#### SUPPLIED MATERIAL

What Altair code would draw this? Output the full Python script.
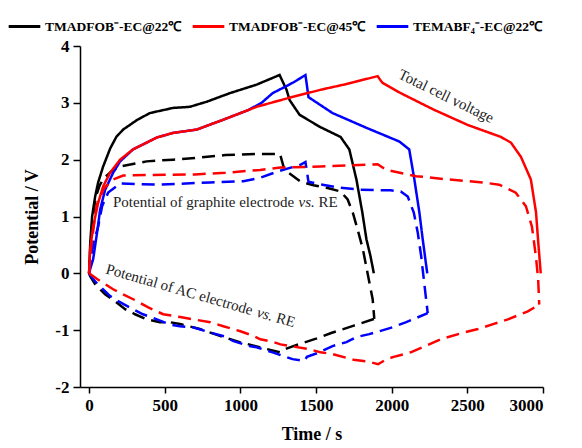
import altair as alt
import pandas as pd

samples = ["TMADFOB⁻-EC@22℃", "TMADFOB⁻-EC@45℃", "TEMABF₄⁻-EC@22℃"]
colors = ["#000000", "#ff0000", "#0000ff"]

# --- TMADFOB-EC @22C (black)
k_total_t = [0, 8, 20, 40, 60, 93, 140, 180, 225, 318, 402, 554, 666, 778, 930, 1107, 1259, 1305, 1325, 1391, 1523, 1662, 1720, 1767, 1806, 1833, 1860, 1882]
k_total_v = [0, 0.55, 1.0, 1.35, 1.6, 1.88, 2.2, 2.4, 2.53, 2.7, 2.82, 2.91, 2.93, 3.02, 3.17, 3.32, 3.49, 3.23, 3.05, 2.79, 2.58, 2.4, 2.18, 1.65, 1.07, 0.6, 0.3, 0]
k_gr_t = [0, 10, 25, 45, 70, 100, 150, 205, 380, 555, 700, 900, 1100, 1262, 1285, 1318, 1400, 1483, 1576, 1662, 1709, 1745, 1775, 1810, 1848, 1874, 1885]
k_gr_v = [0, 0.5, 1.0, 1.35, 1.55, 1.68, 1.8, 1.88, 1.97, 2.0, 2.03, 2.08, 2.1, 2.1, 1.88, 1.77, 1.61, 1.55, 1.5, 1.44, 1.3, 1.05, 0.77, 0.42, -0.1, -0.45, -0.8]
k_ac_t = [0, 7, 40, 106, 172, 238, 304, 382, 468, 534, 600, 732, 864, 996, 1127, 1262, 1300, 1350, 1500, 1600, 1750, 1885]
k_ac_v = [0, -0.05, -0.19, -0.37, -0.49, -0.63, -0.72, -0.81, -0.86, -0.86, -0.89, -0.98, -1.1, -1.21, -1.3, -1.39, -1.33, -1.28, -1.15, -1.05, -0.92, -0.8]

# --- TMADFOB-EC @45C (red)
r_total_t = [0, 7, 27, 60, 93, 139, 205, 290, 448, 554, 712, 884, 1107, 1325, 1530, 1700, 1907, 1925, 1940, 2060, 2278, 2503, 2722, 2788, 2854, 2920, 2954, 2967, 2985]
r_total_v = [0, 0.42, 0.82, 1.24, 1.53, 1.77, 2.0, 2.18, 2.39, 2.47, 2.53, 2.7, 2.93, 3.09, 3.23, 3.33, 3.47, 3.4, 3.35, 3.17, 2.88, 2.61, 2.4, 2.3, 2.05, 1.65, 1.07, 0.6, 0]
r_gr_t = [0, 15, 50, 100, 159, 225, 400, 700, 900, 1130, 1265, 1530, 1840, 1907, 1963, 2161, 2380, 2600, 2710, 2820, 2887, 2927, 2953, 2968, 2975]
r_gr_v = [0, 0.5, 1.2, 1.5, 1.65, 1.72, 1.73, 1.74, 1.77, 1.82, 1.86, 1.88, 1.91, 1.92, 1.82, 1.71, 1.65, 1.6, 1.56, 1.42, 1.18, 0.82, 0.3, -0.1, -0.55]
r_ac_t = [0, 53, 159, 225, 318, 391, 490, 603, 689, 801, 887, 1000, 1086, 1132, 1219, 1265, 1331, 1450, 1530, 1609, 1748, 1841, 1910, 1960, 2013, 2126, 2325, 2477, 2570, 2675, 2768, 2900, 2975]
r_ac_v = [0, -0.1, -0.28, -0.37, -0.49, -0.6, -0.72, -0.77, -0.81, -0.86, -0.93, -1.02, -1.1, -1.16, -1.21, -1.25, -1.28, -1.33, -1.39, -1.42, -1.52, -1.55, -1.6, -1.52, -1.47, -1.39, -1.16, -1.04, -0.98, -0.89, -0.81, -0.67, -0.55]

# --- TEMABF4-EC @22C (blue)
b_total_t = [0, 10, 27, 53, 73, 106, 159, 205, 290, 448, 554, 712, 884, 1050, 1140, 1213, 1279, 1351, 1400, 1430, 1440, 1450, 1609, 1833, 2050, 2116, 2150, 2183, 2205, 2235]
b_total_v = [0, 0.1, 0.25, 0.72, 1.12, 1.47, 1.77, 1.97, 2.18, 2.39, 2.47, 2.53, 2.7, 2.87, 3.0, 3.17, 3.26, 3.36, 3.44, 3.49, 3.3, 3.1, 2.82, 2.56, 2.32, 2.18, 1.65, 1.07, 0.6, 0]
b_gr_t = [0, 15, 30, 60, 86, 126, 205, 470, 800, 1020, 1130, 1245, 1397, 1430, 1450, 1543, 1642, 1795, 1993, 2060, 2106, 2146, 2172, 2195, 2212, 2238]
b_gr_v = [0, 0.3, 0.55, 0.82, 1.18, 1.42, 1.58, 1.56, 1.6, 1.62, 1.68, 1.79, 1.91, 1.96, 1.61, 1.56, 1.51, 1.47, 1.46, 1.44, 1.35, 1.07, 0.72, 0.3, -0.1, -0.7]
b_ac_t = [0, 27, 60, 139, 192, 290, 356, 448, 534, 600, 686, 798, 910, 950, 1060, 1107, 1213, 1279, 1345, 1424, 1440, 1523, 1609, 1701, 1767, 1852, 1918, 2004, 2096, 2238]
b_ac_v = [0, -0.1, -0.2, -0.4, -0.49, -0.63, -0.72, -0.81, -0.9, -0.93, -0.95, -1.04, -1.12, -1.19, -1.28, -1.3, -1.39, -1.45, -1.51, -1.54, -1.47, -1.39, -1.28, -1.21, -1.12, -1.07, -1.02, -0.95, -0.86, -0.7]

# annotations (text pieces; 'vs.' is italic)
ann_text = ["Total cell voltage",
            "Potential of graphite electrode", "vs.", "RE",
            "Potential of AC electrode", "vs.", "RE"]
ann_t = [2360, 158, 158, 158, 738, 738, 738]
ann_v = [3.12, 1.25, 1.25, 1.25, -0.39, -0.39, -0.39]
ann_angle = [26, 0, 0, 0, 16, 16, 16]
ann_align = ["center", "left", "left", "left", "left", "left", "left"]
ann_dx = [0, 0, 185.5, 205.6, -98.2, 58.8, 78.9]
ann_style = ["normal", "normal", "italic", "normal", "normal", "italic", "normal"]

series = [
    (samples[0], "total", "solid", k_total_t, k_total_v),
    (samples[0], "graphite", "dashed", k_gr_t, k_gr_v),
    (samples[0], "ac", "dashed", k_ac_t, k_ac_v),
    (samples[2], "total", "solid", b_total_t, b_total_v),
    (samples[2], "graphite", "dashed", b_gr_t, b_gr_v),
    (samples[2], "ac", "dashed", b_ac_t, b_ac_v),
    (samples[1], "total", "solid", r_total_t, r_total_v),
    (samples[1], "graphite", "dashed", r_gr_t, r_gr_v),
    (samples[1], "ac", "dashed", r_ac_t, r_ac_v),
]
rows = []
for s, kind, dash, ts, vs in series:
    for i, (t, v) in enumerate(zip(ts, vs)):
        rows.append({"sample": s, "kind": kind, "dash": dash, "t": t, "v": v, "i": i})
df = pd.DataFrame(rows)

FONT = "Liberation Serif"

x_ticks = list(range(0, 3001, 250))
y_ticks = [-2 + 0.5 * k for k in range(13)]

lines = alt.Chart(df).mark_line(strokeWidth=2.5).encode(
    x=alt.X("t:Q", scale=alt.Scale(domain=[-60, 3000], nice=False, zero=False),
            axis=alt.Axis(values=x_ticks, title="Time / s",
                          labelExpr="datum.value % 500 === 0 ? '' + datum.value : ''",
                          tickSize={"condition": {"test": "datum.value % 500 === 0", "value": 6}, "value": 4},
                          labelPadding=4, titlePadding=12)),
    y=alt.Y("v:Q", scale=alt.Scale(domain=[-2, 4], nice=False, zero=False),
            axis=alt.Axis(values=y_ticks, title="Potential / V",
                          labelExpr="datum.value % 1 === 0 ? '' + datum.value : ''",
                          tickSize={"condition": {"test": "datum.value % 1 === 0", "value": 7}, "value": 5},
                          labelPadding=4, titlePadding=13)),
    color=alt.Color("sample:N", scale=alt.Scale(domain=samples, range=colors),
                    legend=alt.Legend(orient="none", direction="horizontal", title=None,
                                      legendX=-73, legendY=-37,
                                      symbolType="stroke", symbolSize=1000, symbolStrokeWidth=3,
                                      labelFont=FONT, labelFontSize=13.5, labelFontWeight="bold",
                                      labelColor="#000", columnPadding=4, labelOffset=3,
                                      labelLimit=300)),
    strokeDash=alt.StrokeDash("dash:N", scale=alt.Scale(domain=["solid", "dashed"], range=[[1, 0], [13, 7]]), legend=None),
    detail="kind:N",
    order="i:Q",
)

layers = [lines]
for k in range(len(ann_text)):
    adf = pd.DataFrame({"t": [ann_t[k]], "v": [ann_v[k]], "label": [ann_text[k]]})
    layers.append(
        alt.Chart(adf).mark_text(angle=ann_angle[k], align=ann_align[k], baseline="middle",
                                 dx=ann_dx[k], fontStyle=ann_style[k],
                                 font=FONT, fontSize=15, color="#222").encode(
            x="t:Q", y="v:Q", text="label:N")
    )

chart = alt.layer(*layers).properties(
    width=463, height=341,
    autosize=alt.AutoSizeParams(type="none"),
    padding={"left": 72, "top": 38, "right": 30, "bottom": 58},
).configure_view(stroke=None).configure_axis(
    grid=False, domainColor="#000", domainWidth=1.5, tickColor="#000", tickWidth=1.5,
    labelFont=FONT, labelFontSize=17, labelFontWeight="bold", labelColor="#000",
    titleFont=FONT, titleFontSize=18, titleFontWeight="bold", titleColor="#000",
)

chart.save("out.html", embed_options={"renderer": "svg", "actions": False})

########

◆ PROBLEM DESCRIPTION: Write down every line from the opening of the listing to the line with "-1.05, -0.92, -0.8]", both included, and nothing else; the pictures are omitted.

◆ COMPLETE RESPONSE:
What Altair code would draw this? Output the full Python script.
import altair as alt
import pandas as pd

samples = ["TMADFOB⁻-EC@22℃", "TMADFOB⁻-EC@45℃", "TEMABF₄⁻-EC@22℃"]
colors = ["#000000", "#ff0000", "#0000ff"]

# --- TMADFOB-EC @22C (black)
k_total_t = [0, 8, 20, 40, 60, 93, 140, 180, 225, 318, 402, 554, 666, 778, 930, 1107, 1259, 1305, 1325, 1391, 1523, 1662, 1720, 1767, 1806, 1833, 1860, 1882]
k_total_v = [0, 0.55, 1.0, 1.35, 1.6, 1.88, 2.2, 2.4, 2.53, 2.7, 2.82, 2.91, 2.93, 3.02, 3.17, 3.32, 3.49, 3.23, 3.05, 2.79, 2.58, 2.4, 2.18, 1.65, 1.07, 0.6, 0.3, 0]
k_gr_t = [0, 10, 25, 45, 70, 100, 150, 205, 380, 555, 700, 900, 1100, 1262, 1285, 1318, 1400, 1483, 1576, 1662, 1709, 1745, 1775, 1810, 1848, 1874, 1885]
k_gr_v = [0, 0.5, 1.0, 1.35, 1.55, 1.68, 1.8, 1.88, 1.97, 2.0, 2.03, 2.08, 2.1, 2.1, 1.88, 1.77, 1.61, 1.55, 1.5, 1.44, 1.3, 1.05, 0.77, 0.42, -0.1, -0.45, -0.8]
k_ac_t = [0, 7, 40, 106, 172, 238, 304, 382, 468, 534, 600, 732, 864, 996, 1127, 1262, 1300, 1350, 1500, 1600, 1750, 1885]
k_ac_v = [0, -0.05, -0.19, -0.37, -0.49, -0.63, -0.72, -0.81, -0.86, -0.86, -0.89, -0.98, -1.1, -1.21, -1.3, -1.39, -1.33, -1.28, -1.15, -1.05, -0.92, -0.8]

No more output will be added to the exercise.